The predicament has led South Korea's steelmakers into a tough spot.
Lee Jeong-yeon has more.
The off-the-cuff announcement by U.S. President Donald Trump that he would impose heavy tariffs on all steel imports,... has already set off a ripple of responses from world leaders.
The EU, Canada, and China have said that if these tariffs are finalized, they will take reciprocal measures to impose taxes on American products.
There is evident tension between the U.S. and China, which is concerning for South Korea as it relies economically on both countries.
Beijing said it's ready to impose tariffs on American agricultural products, an apparent move targeting American farmers,... who are an important support base for President Trump.
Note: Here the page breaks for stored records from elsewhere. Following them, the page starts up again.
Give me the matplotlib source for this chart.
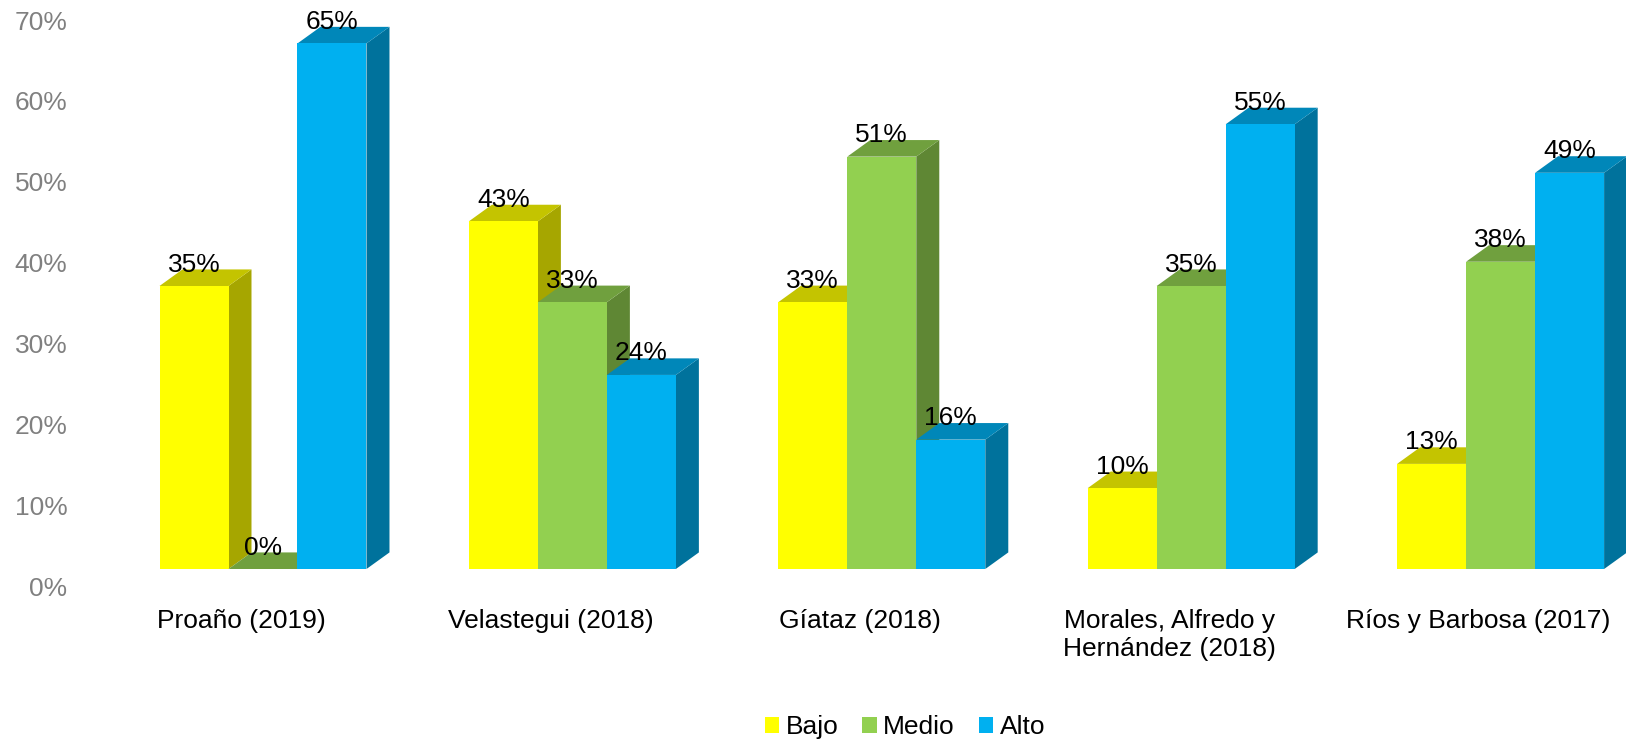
import matplotlib
matplotlib.use("Agg")
import matplotlib.pyplot as plt
import matplotlib.transforms as mtransforms
from matplotlib.patches import Polygon, Patch
from matplotlib.ticker import PercentFormatter
import numpy as np

plt.rcParams['font.family'] = ['Liberation Sans', 'DejaVu Sans']

categories = ["Proaño (2019)", "Velastegui (2018)", "Gíataz (2018)",
              "Morales, Alfredo y\nHernández (2018)", "Ríos y Barbosa (2017)"]
series = ["Bajo", "Medio", "Alto"]
bajo = [0.35, 0.43, 0.33, 0.10, 0.13]
medio = [0.00, 0.33, 0.51, 0.35, 0.38]
alto = [0.65, 0.24, 0.16, 0.55, 0.49]
labels_bajo = ["35%", "43%", "33%", "10%", "13%"]
labels_medio = ["0%", "33%", "51%", "35%", "38%"]
labels_alto = ["65%", "24%", "16%", "55%", "49%"]

front = ["#FFFF00", "#92D050", "#00B0F0"]
top = ["#C4C400", "#70A03E", "#0087B9"]
side = ["#A6A600", "#5F8734", "#00729C"]

W, H = 1626, 744
FS = 19
fig = plt.figure(figsize=(W / 100, H / 100), dpi=100)
ax = fig.add_axes([80 / W, (H - 569) / H, (W - 80) / W, 566 / H])

bw = 0.223      # bar width (category units)
ddx = 0.0743    # depth offset x
ddy = 0.0205    # depth offset y

x = np.arange(len(categories))
vals = [bajo, medio, alto]
labs = [labels_bajo, labels_medio, labels_alto]

z = 2
for i in range(len(categories)):
    for s in range(3):
        xc = x[i] + (s - 1) * bw
        v = vals[s][i]
        x0, x1 = xc - bw / 2, xc + bw / 2
        # side face
        ax.add_patch(Polygon([(x1, 0), (x1 + ddx, ddy), (x1 + ddx, v + ddy), (x1, v)],
                             closed=True, facecolor=side[s], edgecolor='none', zorder=z))
        # top face
        ax.add_patch(Polygon([(x0, v), (x0 + ddx, v + ddy), (x1 + ddx, v + ddy), (x1, v)],
                             closed=True, facecolor=top[s], edgecolor='none', zorder=z + 0.1))
        ax.bar(xc, v, width=bw, color=front[s], edgecolor='none', zorder=z + 0.2)
        ax.annotate(labs[s][i], (xc, v + ddy), xytext=(0, -1.5),
                    textcoords='offset points', ha='center', va='baseline',
                    fontsize=FS, color='black', zorder=50)
        z += 1

ax.set_xlim((80 - 263) / 309.4, (W - 263) / 309.4)
ax.set_ylim(0, 0.70)
ax.set_yticks(np.arange(0, 0.71, 0.1))
ax.yaxis.set_major_formatter(PercentFormatter(1.0, decimals=0))
ax.set_xticks(x)
ax.set_xticklabels(categories, fontsize=FS, color='black', linespacing=1.2)
ax.tick_params(axis='y', length=0, pad=9, labelsize=FS, labelcolor='#808080')
ax.tick_params(axis='x', length=0, pad=29)
for sp in ax.spines.values():
    sp.set_visible(False)

off_x = mtransforms.ScaledTranslation(-22 / 100, 0, fig.dpi_scale_trans)
for t in ax.get_xticklabels():
    t.set_transform(t.get_transform() + off_x)
off_y = mtransforms.ScaledTranslation(0, -17 / 100, fig.dpi_scale_trans)
for t in ax.get_yticklabels():
    t.set_transform(t.get_transform() + off_y)

handles = [Patch(facecolor=front[s], edgecolor='none', label=series[s]) for s in range(3)]
fig.legend(handles=handles, loc='center', bbox_to_anchor=(905 / W, 1 - 727 / H),
           ncol=3, frameon=False, fontsize=FS, handlelength=0.54, handleheight=0.54,
           handletextpad=0.25, columnspacing=0.9, borderaxespad=0)

fig.savefig("out.png", dpi=100)
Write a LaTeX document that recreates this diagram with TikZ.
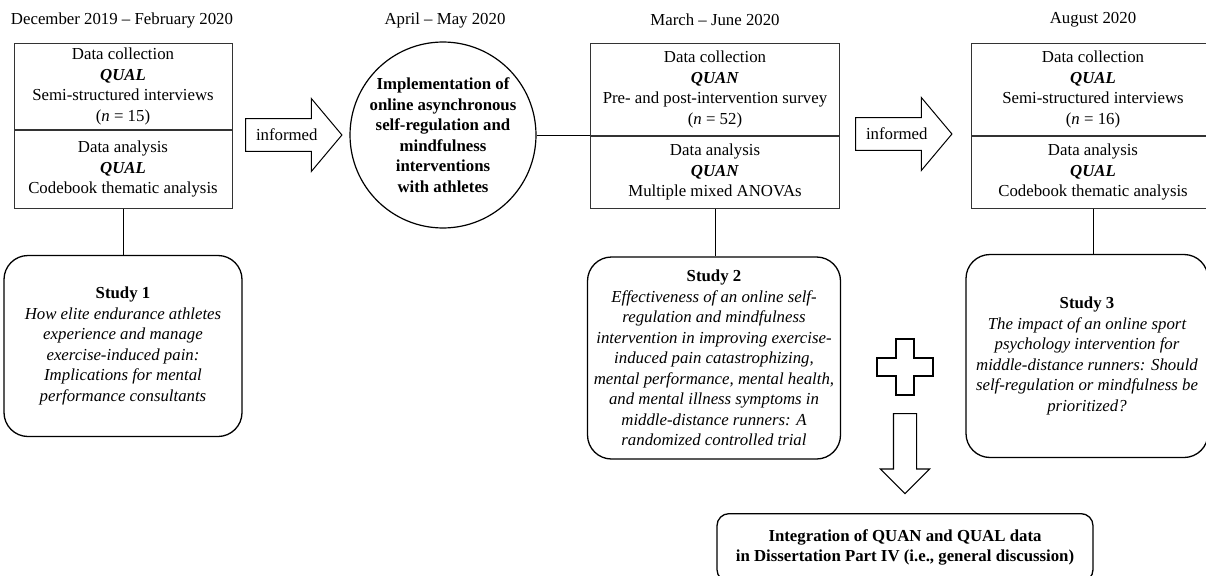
\documentclass[tikz,border=0pt]{standalone}
\usepackage{fontspec}
\setmainfont{Liberation Serif}
\usepackage{tikz}
\usetikzlibrary{shapes.arrows, calc}

\begin{document}
\begin{tikzpicture}[x=1pt, y=-1pt,
	every node/.style={font=\fontsize{16.8}{20.5}\selectfont},
	databox/.style={rectangle, draw=black!80, line width=0.8pt, align=center, inner sep=0pt},
	studybox/.style={rectangle, draw=black, line width=1.3pt, rounded corners=24pt, align=center, inner sep=0pt,
		font=\fontsize{16.8}{20.5}\selectfont\itshape},
	informarrow/.style={single arrow, draw=black, line width=1pt, single arrow head extend=20pt,
		single arrow tip angle=100, minimum height=96pt, inner sep=10pt, anchor=tail},
	plusmark/.style={draw=black, line width=1.1pt}]

	\useasboundingbox (0,0) rectangle (1206,575);

	% time line
	\node (date1) at (122,20) {December 2019 -- February 2020};
	\node (date2) at (445,20) {April -- May 2020};
	\node (date3) at (715,20) {March -- June 2020};
	\node (date4) at (1093,20) {August 2020};

	\node [databox, minimum width=218pt, minimum height=86pt, anchor=north] (coll1) at (123,43)
		{Data collection\\\textbf{\textit{QUAL}}\\Semi-structured interviews\\(\textit{n} = 15)};
	\node [databox, minimum width=218pt, minimum height=78pt, anchor=north] (ana1) at (coll1.south)
		{Data analysis\\\textbf{\textit{QUAL}}\\Codebook thematic analysis};

	\node [informarrow] (inf1) at (245,135) {informed};

	\node [circle, draw=black, line width=1.2pt, minimum size=184pt, inner sep=0pt, align=center,
		font=\fontsize{16.8}{20.5}\selectfont\bfseries] (impl) at (443,135)
		{Implementation of\\online asynchronous\\self-regulation and\\mindfulness\\interventions\\with athletes};

	\node [databox, minimum width=249pt, minimum height=92pt, anchor=north] (coll2) at (715,43)
		{Data collection\\\textbf{\textit{QUAN}}\\Pre- and post-intervention survey\\(\textit{n} = 52)};
	\node [databox, minimum width=249pt, minimum height=72pt, anchor=north] (ana2) at (coll2.south)
		{Data analysis\\\textbf{\textit{QUAN}}\\Multiple mixed ANOVAs};

	\node [informarrow] (inf2) at (855,134) {informed};

	\node [databox, minimum width=244pt, minimum height=92pt, anchor=north] (coll3) at (1093,43)
		{Data collection\\\textbf{\textit{QUAL}}\\Semi-structured interviews\\(\textit{n} = 16)};
	\node [databox, minimum width=244pt, minimum height=72pt, anchor=north] (ana3) at (coll3.south)
		{Data analysis\\\textbf{\textit{QUAL}}\\Codebook thematic analysis};

	\node [studybox, minimum width=238pt, minimum height=181pt] (study1) at (123,346)
		{\textbf{\upshape Study 1}\\How elite endurance athletes\\experience and manage\\exercise-induced pain:\\Implications for mental\\performance consultants};
	\node [studybox, minimum width=253pt, minimum height=202pt] (study2) at (714,358)
		{\textbf{\upshape Study 2}\\Effectiveness of an online self-\\regulation and mindfulness\\intervention in improving exercise-\\induced pain catastrophizing,\\mental performance, mental health,\\and mental illness symptoms in\\middle-distance runners: A\\randomized controlled trial};
	\node [studybox, minimum width=242pt, minimum height=203pt] (study3) at (1087,356)
		{\textbf{\upshape Study 3}\\The impact of an online sport\\psychology intervention for\\middle-distance runners: Should\\self-regulation or mindfulness be\\prioritized?};

	\draw [plusmark, shift={(905,367)}] (-9,-28) -- (9,-28) -- (9,-9) -- (28,-9) -- (28,9) -- (9,9)
		-- (9,28) -- (-9,28) -- (-9,9) -- (-28,9) -- (-28,-9) -- (-9,-9) -- cycle;
	\node [single arrow, draw=black, line width=1.1pt, shape border rotate=270, minimum height=80pt,
		inner sep=11pt, single arrow head extend=13pt, single arrow tip angle=90, anchor=tail] (down) at (905,413) {};

	\node [rectangle, draw=black, line width=1.3pt, rounded corners=12pt, align=center, minimum width=376pt,
		minimum height=68pt, anchor=north, font=\fontsize{16.8}{20.5}\selectfont\bfseries] (integ) at (905,513)
		{Integration of QUAN and QUAL data\\in Dissertation Part IV (i.e., general discussion)};

	\draw [line width=1pt] (ana1.south) -- (study1.north);
	\draw [line width=1pt] (ana2.south) -- (ana2.south |- study2.north);
	\draw [line width=1pt] (ana3.south) -- (ana3.south |- study3.north);
	\draw [line width=1pt] (impl.east) -- (impl.east -| coll2.west);

\end{tikzpicture}
\end{document}
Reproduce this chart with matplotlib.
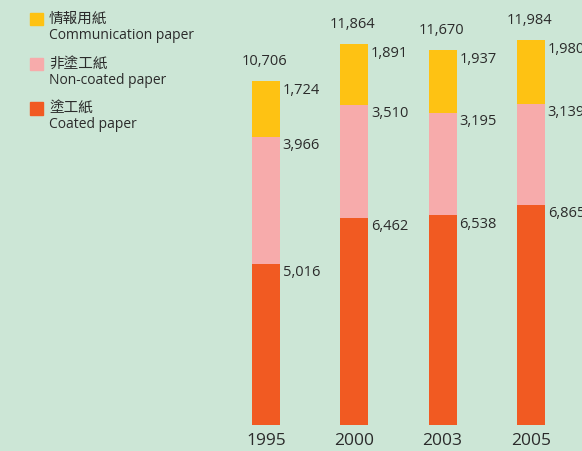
import matplotlib.pyplot as plt
from matplotlib.patches import Rectangle

# DATA
years = ['1995', '2000', '2003', '2005']
coated = [5016, 6462, 6538, 6865]
non_coated = [3966, 3510, 3195, 3139]
communication = [1724, 1891, 1937, 1980]
totals = [10706, 11864, 11670, 11984]

labels_zh = ['情報用紙', '非塗工紙', '塗工紙']
labels_en = ['Communication paper', 'Non-coated paper', 'Coated paper']

# COLOURS
BG = '#cce6d6'
C_COAT = '#f15a22'
C_NON = '#f7abab'
C_COMM = '#fec213'
TXT = '#2b2b2b'

W, H = 582, 451
fig = plt.figure(figsize=(W / 100, H / 100), dpi=100, facecolor=BG)
ax = fig.add_axes([0, 0, 1, 1])
ax.set_facecolor(BG)

# pixel mapping: bar 0 centre at x=266, spacing 88.3 px, baseline at y=425
sp = 88.3
ppu = 0.0321
ax.set_xlim(-266 / sp, (W - 266) / sp)
ax.set_ylim(-(H - 425) / ppu, 425 / ppu)
ax.axis('off')

x = list(range(len(years)))
bw = 28 / sp
ax.bar(x, coated, width=bw, color=C_COAT)
bottom2 = coated
ax.bar(x, non_coated, width=bw, bottom=bottom2, color=C_NON)
bottom3 = [a + b for a, b in zip(coated, non_coated)]
ax.bar(x, communication, width=bw, bottom=bottom3, color=C_COMM)

num_font = dict(family=['Open Sans', 'DejaVu Sans'], color=TXT, fontsize=10.5)

# SEGMENT LABELS
for i in x:
    tops = [coated[i], bottom3[i], bottom3[i] + communication[i]]
    vals = [coated[i], non_coated[i], communication[i]]
    for t, v in zip(tops, vals):
        ax.annotate(f'{v:,}', (i + bw / 2, t), xytext=(2, -1),
                    textcoords='offset points', ha='left', va='top', **num_font)
    ax.annotate(f'{totals[i]:,}', (i, bottom3[i] + communication[i]), xytext=(-1, 14),
                textcoords='offset points', ha='center', va='center', **num_font)
    ax.annotate(years[i], (i, 0), xytext=(0, -11.5), textcoords='offset points',
                ha='center', va='center', family=['Open Sans', 'DejaVu Sans'],
                color=TXT, fontsize=12.5)

# LEGEND
leg_cols = [C_COMM, C_NON, C_COAT]
leg_y = [12.5, 57.5, 102]
for c, y0, zh, en in zip(leg_cols, leg_y, labels_zh, labels_en):
    fig.patches.append(Rectangle((30 / W, 1 - (y0 + 12.5) / H), 12.5 / W, 12.5 / H,
                                 transform=fig.transFigure, color=c))
    fig.text(49 / W, 1 - (y0 + 6) / H, zh, family=['Noto Sans CJK TC', 'DejaVu Sans'],
             color=TXT, fontsize=10.5, va='center', ha='left')
    fig.text(49 / W, 1 - (y0 + 23) / H, en, family=['Open Sans', 'DejaVu Sans'],
             color=TXT, fontsize=10, va='center', ha='left')

fig.savefig('out.png', dpi=100, facecolor=BG)
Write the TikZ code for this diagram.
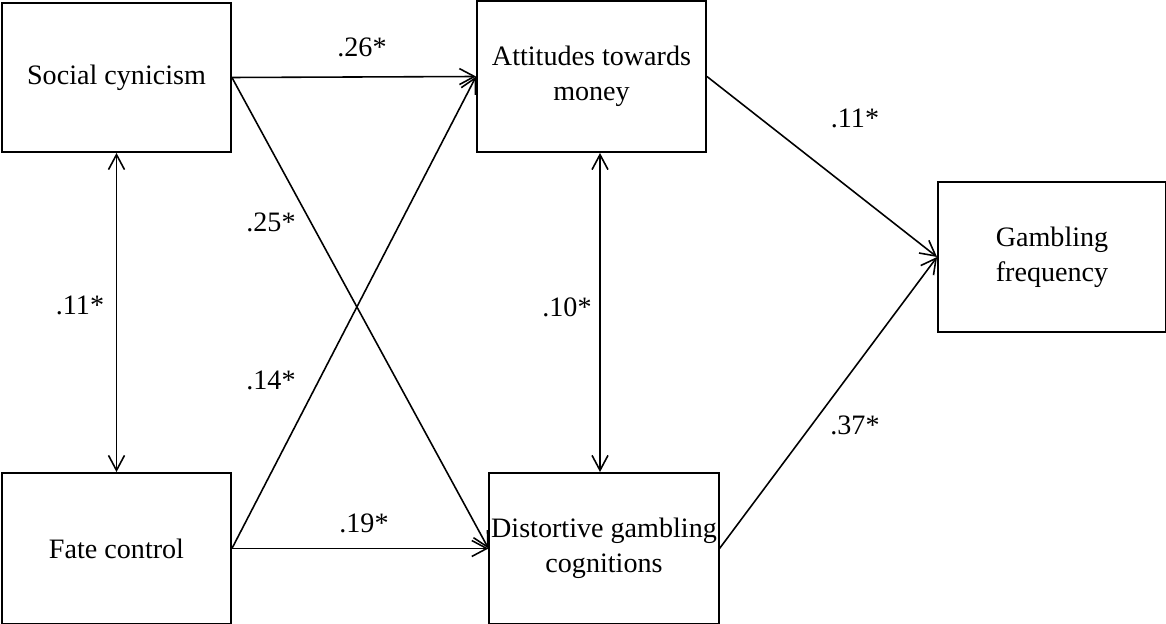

As the second biggest market in the world, China has been the main target of the Trump administration's trade policies.
Meanwhile, the EU has said it would start looking to impose tariffs on American products like Harley Davidson motorcycles, bourbon whiskey and Levi's jeans.
Canada, the number one steel exporter to the U.S., has also said it's ready to take reciprocal action were tariffs to be imposed on its steel and aluminum products.
Responding to the fallout, the Washington Post has urged the Trump administration to make exceptions for certain U.S. allies. Its editorial board said Friday that there is no national security risk posed by importing steel and aluminum from treaty allies like Canada, Japan, South Korea and Germany, and that alienating those countries diplomatically would hurt U.S. interests.
The editors noted that Trump's announcement last Thursday isn't final yet, so there could still be changes. And the original proposal does allow for exceptions based on America's economic and security interests.
The Post's editors said the stability of the international system depends on the plan being changed.